## RECORD EXTRACTS:
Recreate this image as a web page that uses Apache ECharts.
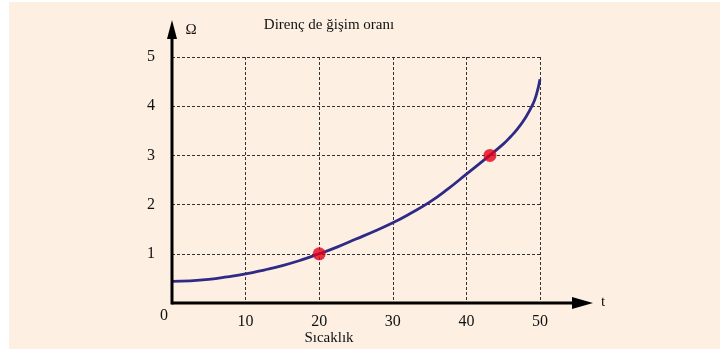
<!DOCTYPE html>
<html>
<head>
<meta charset="utf-8">
<script src="https://cdn.jsdelivr.net/npm/echarts@6/dist/echarts.min.js"></script>
<style>
  html, body { margin: 0; padding: 0; background: #ffffff; }
  #chart { width: 720px; height: 349px; }
</style>
</head>
<body>
<div id="chart"></div>
<script>
// Resistance vs. temperature curve
const temps = [0, 2.5, 5, 7.5, 10, 12.5, 15, 17.5, 20, 22.5, 25, 27.5, 30, 32.5, 35, 37.5, 40, 42.5, 45, 46, 47, 48, 49, 49.5, 50];
const resist = [0.44, 0.45, 0.48, 0.53, 0.59, 0.67, 0.76, 0.87, 1.0, 1.14, 1.3, 1.46, 1.63, 1.83, 2.05, 2.32, 2.62, 2.92, 3.23, 3.38, 3.55, 3.76, 4.03, 4.23, 4.55];
// Highlighted points on the curve
const markT = [20, 43.2];
const markR = [1, 3];
const xTicks = [10, 20, 30, 40, 50];
const yTicks = [1, 2, 3, 4, 5];

const titleText = 'Direnç de ğişim oranı';
const xName = 'Sıcaklık';
const serif = '"Liberation Serif", "DejaVu Serif", serif';

const chart = echarts.init(document.getElementById('chart'));

const option = {
  backgroundColor: 'transparent',
  animation: false,
  grid: { left: 172, right: 180, top: 57, bottom: 46 },
  xAxis: {
    type: 'value', min: 0, max: 50, interval: 10,
    axisLine: { show: false },
    axisTick: { show: false },
    axisLabel: {
      margin: 11, fontFamily: serif, fontSize: 16, color: '#111',
      formatter: v => (xTicks.includes(v) ? String(v) : '')
    },
    splitLine: { show: true, lineStyle: { color: '#333', width: 1, type: [3, 2] } }
  },
  yAxis: {
    type: 'value', min: 0, max: 5, interval: 1,
    axisLine: { show: false },
    axisTick: { show: false },
    axisLabel: {
      margin: 17, fontFamily: serif, fontSize: 16, color: '#111',
      formatter: v => (yTicks.includes(v) ? String(v) : '')
    },
    splitLine: { show: true, lineStyle: { color: '#333', width: 1, type: [3, 2] } }
  },
  series: [
    {
      type: 'line',
      data: temps.map((t, i) => [t, resist[i]]),
      smooth: 0.5,
      showSymbol: false,
      lineStyle: { color: '#2E2A86', width: 2.8 },
      z: 3
    },
    {
      type: 'scatter',
      data: markT.map((t, i) => [t, markR[i]]),
      symbolSize: 13,
      itemStyle: { color: '#E2001A' },
      z: 4
    }
  ]
};
chart.setOption(option);

// Axis arrows and free text, placed relative to the plot's origin
const o = chart.convertToPixel({ gridIndex: 0 }, [0, 0]);
const xEnd = chart.convertToPixel({ gridIndex: 0 }, [50, 0])[0];
const yTop = chart.convertToPixel({ gridIndex: 0 }, [0, 5])[1];
const xArrowTip = xEnd + 53;
const yArrowTip = yTop - 37;

chart.setOption({
  graphic: [
    { type: 'rect', z: -10, silent: true,
      shape: { x: 9, y: 2, width: 711, height: 347 },
      style: { fill: '#FDF0E2' } },
    { type: 'line', z: 10,
      shape: { x1: o[0], y1: o[1], x2: xArrowTip - 18, y2: o[1] },
      style: { stroke: '#000', lineWidth: 3 } },
    { type: 'polygon', z: 10,
      shape: { points: [[xArrowTip - 21, o[1] - 6], [xArrowTip, o[1]], [xArrowTip - 21, o[1] + 6]] },
      style: { fill: '#000' } },
    { type: 'line', z: 10,
      shape: { x1: o[0], y1: o[1] + 1.5, x2: o[0], y2: yArrowTip + 16 },
      style: { stroke: '#000', lineWidth: 3 } },
    { type: 'polygon', z: 10,
      shape: { points: [[o[0] - 5, yArrowTip + 19], [o[0], yArrowTip], [o[0] + 5, yArrowTip + 19]] },
      style: { fill: '#000' } },
    { type: 'text', z: 10, x: o[0] - 8, y: o[1] + 13,
      style: { text: '0', font: '16px ' + serif, fill: '#111', align: 'center', verticalAlign: 'middle' } },
    { type: 'text', z: 10, x: xArrowTip + 10, y: o[1] - 1,
      style: { text: 't', font: '15px ' + serif, fill: '#111', align: 'center', verticalAlign: 'middle' } },
    { type: 'text', z: 10, x: o[0] + 19, y: yArrowTip + 10,
      style: { text: 'Ω', font: '15px ' + serif, fill: '#111', align: 'center', verticalAlign: 'middle' } },
    { type: 'text', z: 10, x: 329, y: 25,
      style: { text: titleText, font: '15px ' + serif, fill: '#111', align: 'center', verticalAlign: 'middle' } },
    { type: 'text', z: 10, x: 329, y: 338,
      style: { text: xName, font: '15px ' + serif, fill: '#111', align: 'center', verticalAlign: 'middle' } }
  ]
});
</script>
</body>
</html>
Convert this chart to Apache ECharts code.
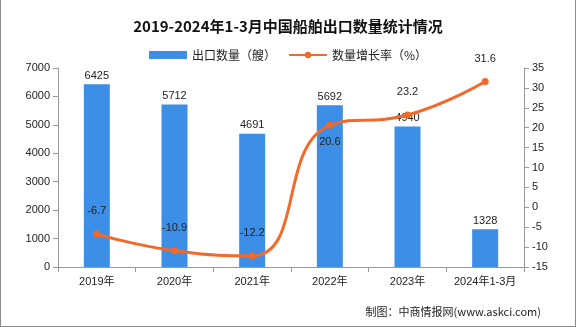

## EXERCISE BRIEF:
Up to and including the line containing "const chart = echarts.init(document.getElementById('chart'));", repeat every line from the start of the data, but none of the pictures.

## RESPONSE:
Recreate this image as a web page that uses Apache ECharts.
<!DOCTYPE html>
<html>
<head>
<meta charset="utf-8">
<script src="https://cdn.jsdelivr.net/npm/echarts@6/dist/echarts.min.js"></script>
<style>
  html, body { margin: 0; padding: 0; background: #ffffff; }
  #chart { width: 720px; height: 349px; }
</style>
</head>
<body>
<div id="chart"></div>
<script>
// Resistance vs. temperature curve
const temps = [0, 2.5, 5, 7.5, 10, 12.5, 15, 17.5, 20, 22.5, 25, 27.5, 30, 32.5, 35, 37.5, 40, 42.5, 45, 46, 47, 48, 49, 49.5, 50];
const resist = [0.44, 0.45, 0.48, 0.53, 0.59, 0.67, 0.76, 0.87, 1.0, 1.14, 1.3, 1.46, 1.63, 1.83, 2.05, 2.32, 2.62, 2.92, 3.23, 3.38, 3.55, 3.76, 4.03, 4.23, 4.55];
// Highlighted points on the curve
const markT = [20, 43.2];
const markR = [1, 3];
const xTicks = [10, 20, 30, 40, 50];
const yTicks = [1, 2, 3, 4, 5];

const titleText = 'Direnç de ğişim oranı';
const xName = 'Sıcaklık';
const serif = '"Liberation Serif", "DejaVu Serif", serif';

const chart = echarts.init(document.getElementById('chart'));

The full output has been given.